See, the architect doesn't blame the materials when the building doesn't turn out right. The architect goes back to the drawing board. Studies more. Learns from the mistake. Designs better next time.
Your life is your building. Your choices are your blueprints. Your daily disciplines are your materials.
And here's what's beautiful about that — you can start a new design any day you choose. Not just January first. Any day. Today, if you want.
The Assignment
So here's what I'd suggest, my friend. This week, before February arrives, before the excuses have fully settled back in, ask yourself Mr. Shoaff's question: If I keep doing what I'm doing, where will I be in five years?
Write the answer down. Look at it. Sit with it.
And then ask the better question: Who would I need to become to live the life I actually want?

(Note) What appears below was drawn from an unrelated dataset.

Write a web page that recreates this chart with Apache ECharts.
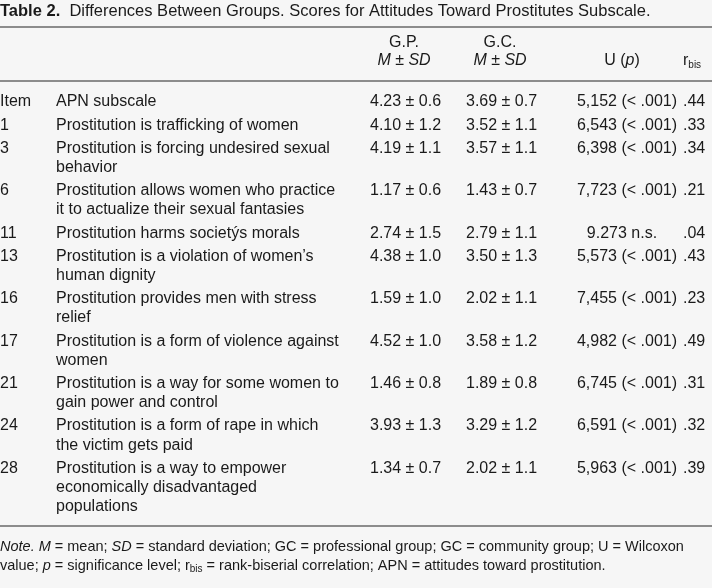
<!DOCTYPE html>
<html><head><meta charset="utf-8">
<script src="https://cdn.jsdelivr.net/npm/echarts@6/dist/echarts.min.js"></script>
<style>html,body{margin:0;padding:0;background:#f6f6f6}#chartMain{width:712px;height:588px}</style>
</head><body>
<div id="chartMain"></div>
<script>
// table data
var items = ['Item', '1', '3', '6', '11', '13', '16', '17', '21', '24', '28'];
var statements = [
    ['APN subscale'],
    ['Prostitution is trafficking of women'],
    ['Prostitution is forcing undesired sexual', 'behavior'],
    ['Prostitution allows women who practice', 'it to actualize their sexual fantasies'],
    ['Prostitution harms societ\u00fds morals'],
    ['Prostitution is a violation of women\u2019s', 'human dignity'],
    ['Prostitution provides men with stress', 'relief'],
    ['Prostitution is a form of violence against', 'women'],
    ['Prostitution is a way for some women to', 'gain power and control'],
    ['Prostitution is a form of rape in which', 'the victim gets paid'],
    ['Prostitution is a way to empower', 'economically disadvantaged', 'populations']
];
var gpValues = ['4.23 \u00b1 0.6', '4.10 \u00b1 1.2', '4.19 \u00b1 1.1', '1.17 \u00b1 0.6', '2.74 \u00b1 1.5', '4.38 \u00b1 1.0', '1.59 \u00b1 1.0', '4.52 \u00b1 1.0', '1.46 \u00b1 0.8', '3.93 \u00b1 1.3', '1.34 \u00b1 0.7'];
var gcValues = ['3.69 \u00b1 0.7', '3.52 \u00b1 1.1', '3.57 \u00b1 1.1', '1.43 \u00b1 0.7', '2.79 \u00b1 1.1', '3.50 \u00b1 1.3', '2.02 \u00b1 1.1', '3.58 \u00b1 1.2', '1.89 \u00b1 0.8', '3.29 \u00b1 1.2', '2.02 \u00b1 1.1'];
var uValues = ['5,152 (< .001)', '6,543 (< .001)', '6,398 (< .001)', '7,723 (< .001)', '9.273 n.s.', '5,573 (< .001)', '7,455 (< .001)', '4,982 (< .001)', '6,745 (< .001)', '6,591 (< .001)', '5,963 (< .001)'];
var rbisValues = ['.44', '.33', '.34', '.21', '.04', '.43', '.23', '.49', '.31', '.32', '.39'];

var FONT = '"Liberation Sans", "DejaVu Sans", sans-serif';
var SIZE = 16;
var LINE_H = 19.2;
var ROW_GAP = 4;
var COLOR = '#1a1a1a';

function txt(x, y, s, align) {
    return {type: 'text', style: {x: x, y: y, text: s, fill: COLOR, font: SIZE + 'px ' + FONT, align: align || 'left', verticalAlign: 'middle'}};
}
function rule(y) {
    return {type: 'line', shape: {x1: 0, y1: y, x2: 712, y2: y}, style: {stroke: '#222', lineWidth: 1.2}};
}
var ital = {i: {fontStyle: 'italic', fontSize: SIZE, fontFamily: FONT}};

var els = [];
// title
els.push({type: 'text', style: {x: 0, y: 11, verticalAlign: 'middle', text: '{b|Table 2.}  Differences Between Groups. Scores for Attitudes Toward Prostitutes Subscale.',
    font: '16.5px ' + FONT, fill: COLOR, rich: {b: {fontWeight: 'bold', fontSize: 16.5, fontFamily: FONT}}}});
els.push(rule(27));
// header
els.push(txt(404, 43, 'G.P.', 'center'));
els.push(txt(500, 43, 'G.C.', 'center'));
[404, 500].forEach(function (cx) {
    els.push({type: 'text', style: {x: cx, y: 61, align: 'center', verticalAlign: 'middle', fill: COLOR, font: SIZE + 'px ' + FONT,
        text: '{i|M} \u00b1 {i|SD}', rich: ital}});
});
els.push({type: 'text', style: {x: 622, y: 61, align: 'center', verticalAlign: 'middle', fill: COLOR, font: SIZE + 'px ' + FONT,
    text: 'U ({i|p})', rich: ital}});
els.push({type: 'text', style: {x: 683, y: 61, verticalAlign: 'middle', fill: COLOR, font: SIZE + 'px ' + FONT,
    text: 'r{s|bis}', rich: {s: {fontSize: 10, fontFamily: FONT, padding: [8, 0, 0, 0]}}}});
els.push(rule(81));

// rows
var y = 102;
for (var i = 0; i < items.length; i++) {
    els.push(txt(0, y, items[i]));
    for (var j = 0; j < statements[i].length; j++) {
        els.push(txt(56, y + j * LINE_H, statements[i][j]));
    }
    els.push(txt(370, y, gpValues[i]));
    els.push(txt(466, y, gcValues[i]));
    els.push(txt(i === 4 ? 622 : 677, y, uValues[i], i === 4 ? 'center' : 'right'));
    els.push(txt(683, y, rbisValues[i]));
    y += statements[i].length * LINE_H + ROW_GAP;
}
els.push(rule(526));

// note
var noteRich = {i: {fontStyle: 'italic', fontSize: 14.5, fontFamily: FONT}, s: {fontSize: 10, fontFamily: FONT, padding: [6, 0, 0, 0]}};
els.push({type: 'text', style: {x: 0, y: 547, verticalAlign: 'middle', fill: COLOR, font: '14.5px ' + FONT, rich: noteRich,
    text: '{i|Note. M} = mean; {i|SD} = standard deviation; GC = professional group; GC = community group; U = Wilcoxon'}});
els.push({type: 'text', style: {x: 0, y: 566, verticalAlign: 'middle', fill: COLOR, font: '14.5px ' + FONT, rich: noteRich,
    text: 'value; {i|p} = significance level; r{s|bis} = rank-biserial correlation; APN = attitudes toward prostitution.'}});

var mychart = echarts.init(document.getElementById('chartMain'));
mychart.setOption({backgroundColor: '#f6f6f6', graphic: {elements: els}});
</script>
</body></html>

Not what would you need to get. Not what would need to happen to you. Who would you need to become?
Because here's what I finally learned, after all those years of chasing success: Success is not something you pursue. Success is something you attract by the person you become.
Work on yourself. Read the books. Develop the skills. Guard your attitude like it's the most valuable thing you own — because it is.
Your life is your own project. And that's not a burden, my friend.
That's the best news you'll hear all year.